Lime soon replaced gypsum. Limestone deposits lay close to the surface throughout the three original counties: Philadelphia (which included the present Montgomery County), Bucks, and Chester. Additionally, much of Berks County  has limestone bedrock. To be applied to fields as a soil conditioner and plant nutrient, crushed limestone had to be fired to a red heat for several days in a limekiln. The roasting process broke the limestone down to a highly alkaline, chemically active powder that was thinly spread on fields.

Agricultural lime In 1835 cost twenty-five to thirty-five cents per bushel at the kiln and was applied at the rate of about fifteen to twenty bushels per acre. It required about fifteen cords of wood to fire a kiln yielding 1000 bushels of lime. In the earliest period the lime kilns were often cooperative enterprises. Neighbors joined in hauling limestone and wood and tending the fire; the product was divided among them.

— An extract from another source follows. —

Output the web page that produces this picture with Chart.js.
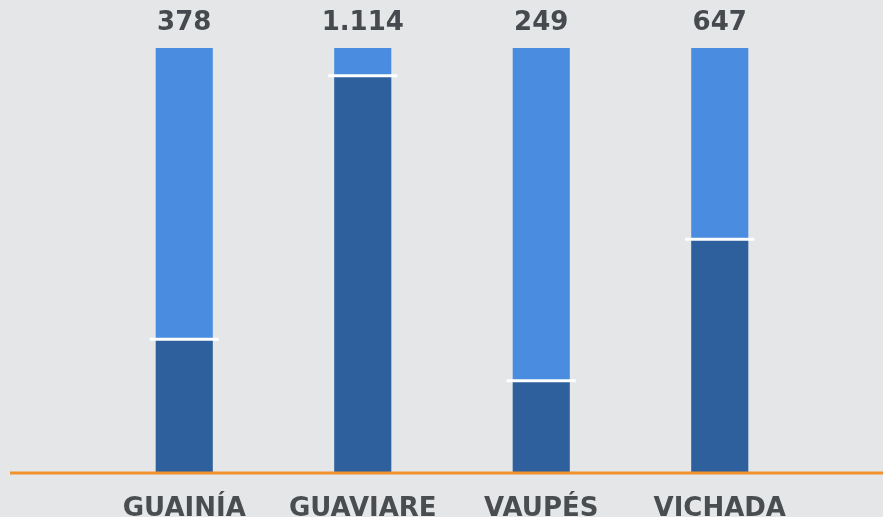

The Pennsylvania Dutch word for clover is “Glee,” pronounced “glaa” (long a). Curiously, this same word used as an adjective means small. Perhaps clover was so called since it does not grow tall, knee high at best, and the seed is especially tiny. A quart or two will sow an acre. Fagleysville blacksmith John Markley’s 1805 day book often records selling  “ein quaed klaver saame”—“a quart clover seed.”

Collecting clover seed, however, was a difficult chore. Red clover blossoms shrivel and dry to a leathery pod which contains the tiny seeds. There were various ways to collect the dried flower pods. Some attached a bag-like cloth to the bottom three fingers of the grain cradle and topped the pods from the stalks. Some employed a sort of low wooden wheeled cart with fingers in front that pulled the dried flowers and deposited them in the cart as it was pulled through the field. (The Mercer Museum in Doylestown has one of these, perhaps the only one in existence). Finally, there were special forged hand rakes that could pluck the pods and collect them in an attached pouch. The Goschenhoppen Museum has such a rake.

Thrashing the seeds from the leathery pod was an equally irksome chore. At first the grain flail was employed, but it took a mighty lot of flailing. Then a few enterprising mill owners adapted water powered  grist mill with different stones to shred the leathery pods without crushing the seeds. Clover mills, as they were known, used “bottom runner” stones. The top stone was stationary and the bottom one spun. The top stone had an opening about a foot wide through which the seed pods were introduced.

The late Elmer Graber Stahl notes in his book “Mills of the Goschenhoppen Region”: These pods, containing the seeds, were taken to a clover mill equipped with special stones which broke open the pods and released the seeds. The open pods and seeds were then put through a fanning mill to separate the seeds from the pods. The clover seed mill was usually installed in an existing gristmill….This was not a big business because it did not take much seed to the acre.”

Clover mills ran but a short time as commercial clover seed became more readily available. In modern times clover has been supplanted by alfalfa which is an equally rich legume and produces more per acre.